— WRITTEN PROBLEM —
Give the data below again exactly as written, without its pictures.

— SUPPLIED INFORMATION —

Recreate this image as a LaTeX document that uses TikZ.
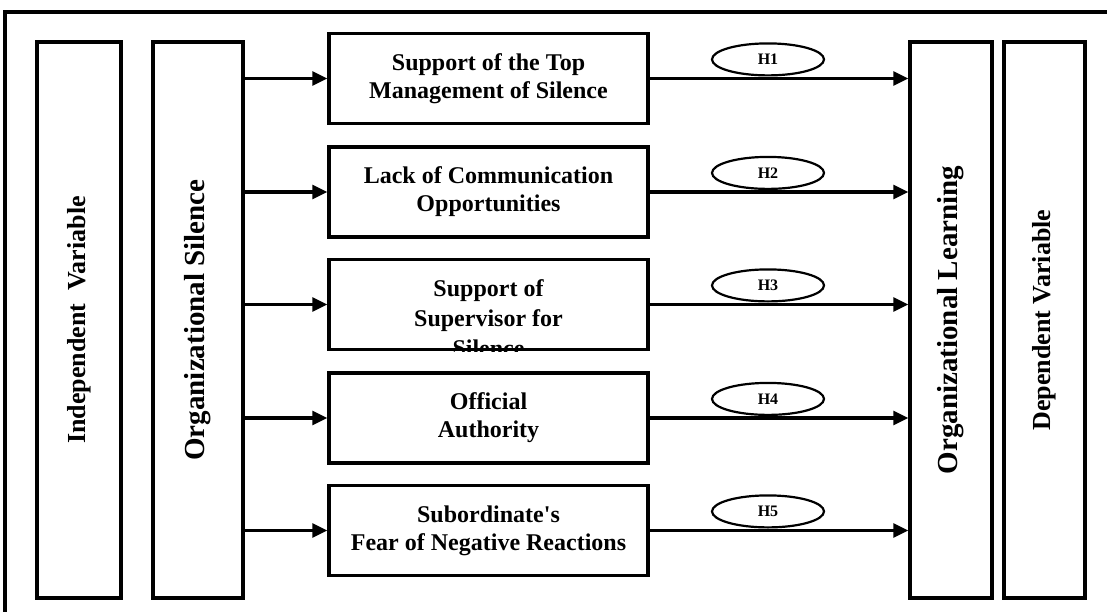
\documentclass[tikz,border=0pt]{standalone}
\usepackage{fontspec}
\setmainfont{Liberation Serif}
\usetikzlibrary{arrows.meta,positioning,shapes.geometric}

% straight apostrophe, kept out of the TeX quote mapping
\newcommand{\sq}{\XeTeXglyph\XeTeXglyphindex "quotesingle"\relax}

\tikzset{
  colbox/.style={draw,line width=3.5pt,rotate=90,minimum width=556pt,inner sep=0pt,
    font=\fontsize{26}{30}\selectfont\bfseries},
  factbox/.style={draw,line width=3.5pt,minimum width=319pt,minimum height=90pt,inner sep=0pt,
    align=center,font=\fontsize{24}{28}\selectfont\bfseries},
  hyp/.style={ellipse,draw,line width=2.2pt,minimum width=112pt,minimum height=32pt,inner sep=0pt,
    font=\fontsize{16}{18}\selectfont\bfseries},
  link/.style={line width=3.2pt,-{Triangle[length=15pt,width=14pt]}}
}

\begin{document}
\begin{tikzpicture}[x=1pt,y=-1pt]
  \useasboundingbox (0,0) rectangle (1107,612);

  % outer frame (only its top and left sides fall on the page)
  \draw[line width=3.5pt] (5,650) -- (5,12) -- (1140,12);

  % the four tall columns
  \node[colbox,minimum height=84pt] (indep) at (79,320) {Independent\ \ Variable};
  \node[colbox,minimum height=90pt,font=\fontsize{29}{32}\selectfont\bfseries] (silence) at (198,320) {Organizational Silence};
  \node[colbox,minimum height=82pt,font=\fontsize{29}{32}\selectfont\bfseries] (learning) at (951,320) {Organizational Learning};
  \node[colbox,minimum height=81pt] (dep) at (1044.5,320) {Dependent Variable};

  % the five dimensions of silence
  \node[factbox] (f1) at (488.5,78.5) {Support of the Top\\Management of Silence};
  \node[factbox] (f2) at (488.5,192) {Lack of Communication\\Opportunities};
  \node[factbox] (f3) at (488.5,304.5) {};
  \node[factbox] (f4) at (488.5,418) {Official\\Authority};
  \node[factbox] (f5) at (488.5,530.5) {Subordinate\sq s\\Fear of Negative Reactions};

  % third box: its last line runs under the border
  \begin{scope}
    \clip (f3.south west) rectangle (f3.north east);
    \node[align=center,font=\fontsize{24}{30}\selectfont\bfseries] (f3text) at (488.5,318)
      {Support of\\Supervisor for\\Silence};
  \end{scope}

  % arrows in and out, with the hypotheses on top
  \coordinate (hx) at (768,0);
  \foreach \i in {1,...,5} {
    \draw[link] (silence.south |- f\i.west) -- (f\i.west);
    \draw[link] (f\i.east) -- (f\i.east -| learning.north);
    \node[hyp,anchor=south,yshift=2pt] (h\i) at (f\i.east -| hx) {H\i};
  }
\end{tikzpicture}
\end{document}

— SOLUTION TO THIS PROBLEM —
Recreate this image as a LaTeX document that uses TikZ.
\documentclass[tikz,border=0pt]{standalone}
\usepackage{fontspec}
\setmainfont{Liberation Serif}
\usetikzlibrary{arrows.meta,positioning,shapes.geometric}

% straight apostrophe, kept out of the TeX quote mapping
\newcommand{\sq}{\XeTeXglyph\XeTeXglyphindex "quotesingle"\relax}

\tikzset{
  colbox/.style={draw,line width=3.5pt,rotate=90,minimum width=556pt,inner sep=0pt,
    font=\fontsize{26}{30}\selectfont\bfseries},
  factbox/.style={draw,line width=3.5pt,minimum width=319pt,minimum height=90pt,inner sep=0pt,
    align=center,font=\fontsize{24}{28}\selectfont\bfseries},
  hyp/.style={ellipse,draw,line width=2.2pt,minimum width=112pt,minimum height=32pt,inner sep=0pt,
    font=\fontsize{16}{18}\selectfont\bfseries},
  link/.style={line width=3.2pt,-{Triangle[length=15pt,width=14pt]}}
}

\begin{document}
\begin{tikzpicture}[x=1pt,y=-1pt]
  \useasboundingbox (0,0) rectangle (1107,612);

  % outer frame (only its top and left sides fall on the page)
  \draw[line width=3.5pt] (5,650) -- (5,12) -- (1140,12);

  % the four tall columns
  \node[colbox,minimum height=84pt] (indep) at (79,320) {Independent\ \ Variable};
  \node[colbox,minimum height=90pt,font=\fontsize{29}{32}\selectfont\bfseries] (silence) at (198,320) {Organizational Silence};
  \node[colbox,minimum height=82pt,font=\fontsize{29}{32}\selectfont\bfseries] (learning) at (951,320) {Organizational Learning};
  \node[colbox,minimum height=81pt] (dep) at (1044.5,320) {Dependent Variable};

  % the five dimensions of silence
  \node[factbox] (f1) at (488.5,78.5) {Support of the Top\\Management of Silence};
  \node[factbox] (f2) at (488.5,192) {Lack of Communication\\Opportunities};
  \node[factbox] (f3) at (488.5,304.5) {};
  \node[factbox] (f4) at (488.5,418) {Official\\Authority};
  \node[factbox] (f5) at (488.5,530.5) {Subordinate\sq s\\Fear of Negative Reactions};

  % third box: its last line runs under the border
  \begin{scope}
    \clip (f3.south west) rectangle (f3.north east);
    \node[align=center,font=\fontsize{24}{30}\selectfont\bfseries] (f3text) at (488.5,318)
      {Support of\\Supervisor for\\Silence};
  \end{scope}

  % arrows in and out, with the hypotheses on top
  \coordinate (hx) at (768,0);
  \foreach \i in {1,...,5} {
    \draw[link] (silence.south |- f\i.west) -- (f\i.west);
    \draw[link] (f\i.east) -- (f\i.east -| learning.north);
    \node[hyp,anchor=south,yshift=2pt] (h\i) at (f\i.east -| hx) {H\i};
  }
\end{tikzpicture}
\end{document}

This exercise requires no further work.